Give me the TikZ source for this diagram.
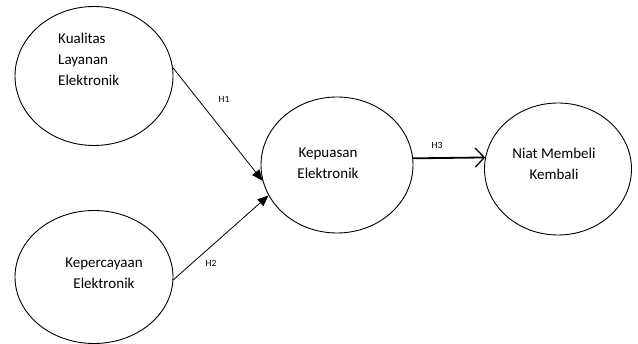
\documentclass[tikz,border=0pt]{standalone}
\usepackage{fontspec}
\setmainfont{Carlito}
\usetikzlibrary{arrows.meta,shapes.geometric}
\begin{document}
\begin{tikzpicture}[x=1pt,y=-1pt,
  constr/.style={draw, ellipse, line width=0.9pt, inner sep=0pt},
  lbl/.style={font=\fontsize{15}{21}\selectfont, align=center, inner sep=0pt},
  hlab/.style={font=\fontsize{9.5}{11}\selectfont, inner sep=0pt},
  thin/.style={line width=0.8pt, -{Triangle[length=11pt,width=9pt]}},
  thick/.style={line width=1.8pt, -{Straight Barb[length=9pt,width=19pt,line width=1.3pt]}}]
\useasboundingbox (0,0) rectangle (638,344);
\node[constr, minimum width=158pt, minimum height=139pt] (kl) at (94,76) {};
\node[constr, minimum width=158pt, minimum height=133pt] (ke) at (94,277) {};
\node[constr, minimum width=152pt, minimum height=136pt] (kp) at (337,165) {};
\node[constr, minimum width=147pt, minimum height=132pt] (nm) at (558,169) {};
\node[lbl, align=left, anchor=north west] (tkl) at (58,33) {Kualitas\\Layanan\\Elektronik};
\node[lbl] (tke) at (104,273) {Kepercayaan\\Elektronik};
\node[lbl] (tkp) at (328,163) {Kepuasan\\Elektronik};
\node[lbl] (tnm) at (554,164) {Niat Membeli\\Kembali};
\draw[thin] (kl.6) -- (kp.192);
\draw[thin] (ke.-2) -- (kp.204);
\draw[thick] (kp.5) -- (nm.171);
\node[hlab] (h1) at (224,99) {H1};
\node[hlab] (h2) at (211,263) {H2};
\node[hlab] (h3) at (437,145) {H3};
\end{tikzpicture}
\end{document}
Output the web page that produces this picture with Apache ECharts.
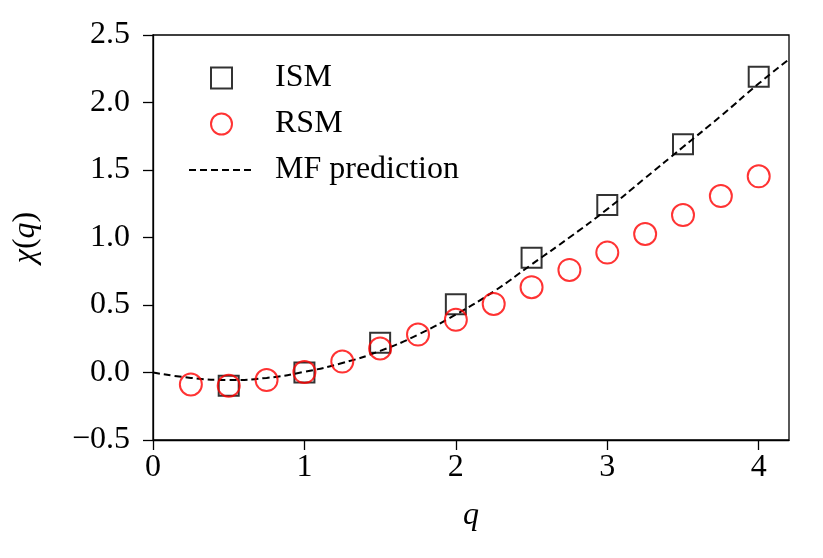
<!DOCTYPE html>
<html><head><meta charset="utf-8">
<script src="https://cdn.jsdelivr.net/npm/echarts@6/dist/echarts.min.js"></script>
<style>html,body{margin:0;padding:0;background:#fff}#c{width:823px;height:558px}</style>
</head><body><div id="c"></div>
<script>
var ismQ = [0.5, 1.0, 1.5, 2.0, 2.5, 3.0, 3.5, 4.0];
var ismChi = [-0.098, 0.0, 0.22, 0.505, 0.85, 1.24, 1.69, 2.19];
var rsmQ = [0.25, 0.5, 0.75, 1.0, 1.25, 1.5, 1.75, 2.0, 2.25, 2.5, 2.75, 3.0, 3.25, 3.5, 3.75, 4.0];
var rsmChi = [-0.089, -0.098, -0.056, 0.003, 0.081, 0.178, 0.281, 0.39, 0.508, 0.632, 0.76, 0.888, 1.026, 1.166, 1.307, 1.453];
var mfQ = [0, 0.25, 0.5, 0.75, 1.0, 1.25, 1.5, 1.75, 2.0, 2.25, 2.5, 2.75, 3.0, 3.25, 3.5, 3.75, 4.0, 4.2];
var mfChi = [0, -0.04, -0.055, -0.04, 0.005, 0.07, 0.16, 0.28, 0.43, 0.6, 0.8, 1.0, 1.21, 1.44, 1.67, 1.9, 2.14, 2.32];
var xTicks = [0, 1, 2, 3, 4];
var yTicks = [-0.5, 0.0, 0.5, 1.0, 1.5, 2.0, 2.5];

function zip(a, b) { return a.map(function (v, i) { return [v, b[i]]; }); }
var FONT = 'Liberation Serif';
var FS = 32;
var chart = echarts.init(document.getElementById('c'));
chart.setOption({
  animation: false,
  backgroundColor: '#fff',
  grid: { left: 153, right: 34, top: 35, bottom: 118, show: true, borderColor: '#000', borderWidth: 1.3, backgroundColor: 'transparent' },
  legend: {
    orient: 'vertical', left: 183, top: 57,
    itemWidth: 65, itemHeight: 21, itemGap: 14,
    textStyle: { fontFamily: FONT, fontSize: FS, color: '#000', padding: [0, 0, 0, 16], lineHeight: 32 },
    data: [
      { name: 'ISM', icon: 'path://M0,0L10,0L10,10L0,10Z' },
      { name: 'RSM', icon: 'circle' },
      { name: 'MF prediction' }
    ]
  },
  xAxis: {
    type: 'value', min: 0, max: 4.2,
    name: 'q', nameLocation: 'middle', nameGap: 60,
    nameTextStyle: { fontFamily: FONT, fontSize: FS, fontStyle: 'italic', color: '#000' },
    axisLine: { show: true, onZero: false, lineStyle: { color: '#000', width: 1.3 } },
    axisTick: { show: true, length: 10, lineStyle: { color: '#000', width: 1.3 }, customValues: xTicks },
    axisLabel: { fontFamily: FONT, fontSize: FS, color: '#000', margin: 12, customValues: xTicks },
    splitLine: { show: false }
  },
  yAxis: {
    type: 'value', min: -0.5, max: 2.5, interval: 0.5,
    name: '{i|χ}({i|q})', nameLocation: 'middle', nameGap: 111, nameRotate: 90,
    nameTextStyle: { fontFamily: FONT, fontSize: FS, color: '#000',
      rich: { i: { fontFamily: FONT, fontSize: FS, fontStyle: 'italic', color: '#000' } } },
    axisLine: { show: true, onZero: false, lineStyle: { color: '#000', width: 1.3 } },
    axisTick: { show: true, length: 10, lineStyle: { color: '#000', width: 1.3 }, customValues: yTicks },
    axisLabel: { fontFamily: FONT, fontSize: FS, color: '#000', margin: 23, customValues: yTicks,
      formatter: function (v) { return v.toFixed(1).replace('-', '\u2212'); } },
    splitLine: { show: false }
  },
  series: [
    { name: 'MF prediction', type: 'line', data: zip(mfQ, mfChi), smooth: true, symbol: 'none', z: 3,
      lineStyle: { color: '#000', width: 2, type: [7, 4] }, itemStyle: { color: 'rgba(0,0,0,0)' } },
    { name: 'ISM', type: 'scatter', data: zip(ismQ, ismChi), symbol: 'rect', symbolSize: 20, z: 2,
      itemStyle: { color: 'rgba(0,0,0,0)', borderColor: '#000', borderWidth: 2 } },
    { name: 'RSM', type: 'scatter', data: zip(rsmQ, rsmChi), symbol: 'circle', symbolSize: 22, z: 4,
      itemStyle: { color: 'rgba(0,0,0,0)', borderColor: '#ff0000', borderWidth: 2 } }
  ]
});
</script></body></html>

#### Given request:
Repeat the material above word for word and skip every image in it.

#### Output of the task:
Give me the TikZ source for this diagram.
\documentclass[tikz,border=0pt]{standalone}
\usepackage{fontspec}
\setmainfont{Carlito}
\usetikzlibrary{arrows.meta,shapes.geometric}
\begin{document}
\begin{tikzpicture}[x=1pt,y=-1pt,
  constr/.style={draw, ellipse, line width=0.9pt, inner sep=0pt},
  lbl/.style={font=\fontsize{15}{21}\selectfont, align=center, inner sep=0pt},
  hlab/.style={font=\fontsize{9.5}{11}\selectfont, inner sep=0pt},
  thin/.style={line width=0.8pt, -{Triangle[length=11pt,width=9pt]}},
  thick/.style={line width=1.8pt, -{Straight Barb[length=9pt,width=19pt,line width=1.3pt]}}]
\useasboundingbox (0,0) rectangle (638,344);
\node[constr, minimum width=158pt, minimum height=139pt] (kl) at (94,76) {};
\node[constr, minimum width=158pt, minimum height=133pt] (ke) at (94,277) {};
\node[constr, minimum width=152pt, minimum height=136pt] (kp) at (337,165) {};
\node[constr, minimum width=147pt, minimum height=132pt] (nm) at (558,169) {};
\node[lbl, align=left, anchor=north west] (tkl) at (58,33) {Kualitas\\Layanan\\Elektronik};
\node[lbl] (tke) at (104,273) {Kepercayaan\\Elektronik};
\node[lbl] (tkp) at (328,163) {Kepuasan\\Elektronik};
\node[lbl] (tnm) at (554,164) {Niat Membeli\\Kembali};
\draw[thin] (kl.6) -- (kp.192);
\draw[thin] (ke.-2) -- (kp.204);
\draw[thick] (kp.5) -- (nm.171);
\node[hlab] (h1) at (224,99) {H1};
\node[hlab] (h2) at (211,263) {H2};
\node[hlab] (h3) at (437,145) {H3};
\end{tikzpicture}
\end{document}
Output the web page that produces this picture with Apache ECharts.
<!DOCTYPE html>
<html><head><meta charset="utf-8">
<script src="https://cdn.jsdelivr.net/npm/echarts@6/dist/echarts.min.js"></script>
<style>html,body{margin:0;padding:0;background:#fff}#c{width:823px;height:558px}</style>
</head><body><div id="c"></div>
<script>
var ismQ = [0.5, 1.0, 1.5, 2.0, 2.5, 3.0, 3.5, 4.0];
var ismChi = [-0.098, 0.0, 0.22, 0.505, 0.85, 1.24, 1.69, 2.19];
var rsmQ = [0.25, 0.5, 0.75, 1.0, 1.25, 1.5, 1.75, 2.0, 2.25, 2.5, 2.75, 3.0, 3.25, 3.5, 3.75, 4.0];
var rsmChi = [-0.089, -0.098, -0.056, 0.003, 0.081, 0.178, 0.281, 0.39, 0.508, 0.632, 0.76, 0.888, 1.026, 1.166, 1.307, 1.453];
var mfQ = [0, 0.25, 0.5, 0.75, 1.0, 1.25, 1.5, 1.75, 2.0, 2.25, 2.5, 2.75, 3.0, 3.25, 3.5, 3.75, 4.0, 4.2];
var mfChi = [0, -0.04, -0.055, -0.04, 0.005, 0.07, 0.16, 0.28, 0.43, 0.6, 0.8, 1.0, 1.21, 1.44, 1.67, 1.9, 2.14, 2.32];
var xTicks = [0, 1, 2, 3, 4];
var yTicks = [-0.5, 0.0, 0.5, 1.0, 1.5, 2.0, 2.5];

function zip(a, b) { return a.map(function (v, i) { return [v, b[i]]; }); }
var FONT = 'Liberation Serif';
var FS = 32;
var chart = echarts.init(document.getElementById('c'));
chart.setOption({
  animation: false,
  backgroundColor: '#fff',
  grid: { left: 153, right: 34, top: 35, bottom: 118, show: true, borderColor: '#000', borderWidth: 1.3, backgroundColor: 'transparent' },
  legend: {
    orient: 'vertical', left: 183, top: 57,
    itemWidth: 65, itemHeight: 21, itemGap: 14,
    textStyle: { fontFamily: FONT, fontSize: FS, color: '#000', padding: [0, 0, 0, 16], lineHeight: 32 },
    data: [
      { name: 'ISM', icon: 'path://M0,0L10,0L10,10L0,10Z' },
      { name: 'RSM', icon: 'circle' },
      { name: 'MF prediction' }
    ]
  },
  xAxis: {
    type: 'value', min: 0, max: 4.2,
    name: 'q', nameLocation: 'middle', nameGap: 60,
    nameTextStyle: { fontFamily: FONT, fontSize: FS, fontStyle: 'italic', color: '#000' },
    axisLine: { show: true, onZero: false, lineStyle: { color: '#000', width: 1.3 } },
    axisTick: { show: true, length: 10, lineStyle: { color: '#000', width: 1.3 }, customValues: xTicks },
    axisLabel: { fontFamily: FONT, fontSize: FS, color: '#000', margin: 12, customValues: xTicks },
    splitLine: { show: false }
  },
  yAxis: {
    type: 'value', min: -0.5, max: 2.5, interval: 0.5,
    name: '{i|χ}({i|q})', nameLocation: 'middle', nameGap: 111, nameRotate: 90,
    nameTextStyle: { fontFamily: FONT, fontSize: FS, color: '#000',
      rich: { i: { fontFamily: FONT, fontSize: FS, fontStyle: 'italic', color: '#000' } } },
    axisLine: { show: true, onZero: false, lineStyle: { color: '#000', width: 1.3 } },
    axisTick: { show: true, length: 10, lineStyle: { color: '#000', width: 1.3 }, customValues: yTicks },
    axisLabel: { fontFamily: FONT, fontSize: FS, color: '#000', margin: 23, customValues: yTicks,
      formatter: function (v) { return v.toFixed(1).replace('-', '\u2212'); } },
    splitLine: { show: false }
  },
  series: [
    { name: 'MF prediction', type: 'line', data: zip(mfQ, mfChi), smooth: true, symbol: 'none', z: 3,
      lineStyle: { color: '#000', width: 2, type: [7, 4] }, itemStyle: { color: 'rgba(0,0,0,0)' } },
    { name: 'ISM', type: 'scatter', data: zip(ismQ, ismChi), symbol: 'rect', symbolSize: 20, z: 2,
      itemStyle: { color: 'rgba(0,0,0,0)', borderColor: '#000', borderWidth: 2 } },
    { name: 'RSM', type: 'scatter', data: zip(rsmQ, rsmChi), symbol: 'circle', symbolSize: 22, z: 4,
      itemStyle: { color: 'rgba(0,0,0,0)', borderColor: '#ff0000', borderWidth: 2 } }
  ]
});
</script></body></html>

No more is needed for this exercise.